Naikan DP Mobil Pejabat, Jokowi Dianggap Berusaha Bungkam Parlemen
FITRA pun menantang Jokowi berani mendiskusikan sekaligus menolak pencairan dana uang muka mobil ini.
Penulis: Edwin Firdaus
Editor: Fajar Anjungroso
TRIBUNNEWS.COM, JAKARTA – Presiden Joko Widodo dianggap sedang berusaha membungkam anggota DPR yang selama ini keras mengkritik pemerintah. Hal itu tampak dari kebijakan-kebijakan yang dibuat Presiden belakangan ini.
Demikian disampaikan Manajer Advokasi dan Investigasi FITRA, Apung Widadi di Jakarta, Minggu (5/4/2015)
"Kami melihat nuansa politik ada upaya balas budi setelah pemilu dan pembungkaman menggunakan fasilitas kepada politisi parlemen dan pejabat agar tidak berseberangan dengan pemerintah," kata Apung.
Apung menilai alasan inflasi dan kenaikan harga mobil yang menjadi dalih pemerintah sangat tidak logis. sebab kenaikan uang muka mobil untuk pejabat yang disetujui Jokowi kali ini mencapai 85 persen dari harga semula.
"Aroma politis makin kenceng karena ada permintaan dari Ketua DPR. Harusnya kalau tidak politis, Jokowi menolak," kata Apung. Namun dia menyayangkan Jokowi justru menyetujui kenaikan uang muka mobil untuk 753 orang pejabat negara itu.
FITRA pun menantang Jokowi berani mendiskusikan sekaligus menolak pencairan dana uang muka mobil ini. Salah satu forum penting yang bisa dimanfaatkan Jokowi adalah rapat konsultasi antara presiden dengan pimpinan DPR, Senin (6/4/2015) besok.

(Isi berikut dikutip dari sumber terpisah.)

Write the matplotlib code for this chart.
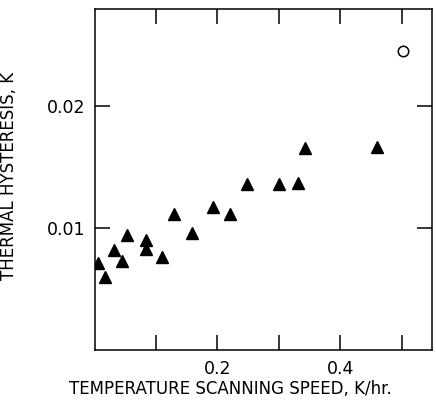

"Seharusnya besok Jokowi berani menolak pencairan dana itu. Isu soal uang muka mobil ini harus menjadi pembahasan dalam rapat konsultasi besok," kata Apung.
Sebagaimana diketahui, berdasarkan Peraturan Presiden Nomor 39 tahun 2015 tentang Pemberian Fasilitas Uang Muka Bagi Pejabat Negara untuk Pembelian Kendaraan Perorangan, Presiden Jokowi menaikan uang muka pembelian kendaraan menjadi Rp 210,890 Juta. Jumlah ini naik Rp 87,8 miliar dibandingkan tahun 2010 yang mengalokasikan tunjangan uang muka sebesar Rp 116.650.000.
Mereka yang mendapat uang muka ini adalah anggota DPR sebanyak 560 orang, Anggota DPD 132 orang, Hakim Agung sebanya 40 orang, Hakim Konstitusi 9 orang, anggota Badan BPK sebanyak 5 orang, dan anggota Komisi Yudisial 7 orang.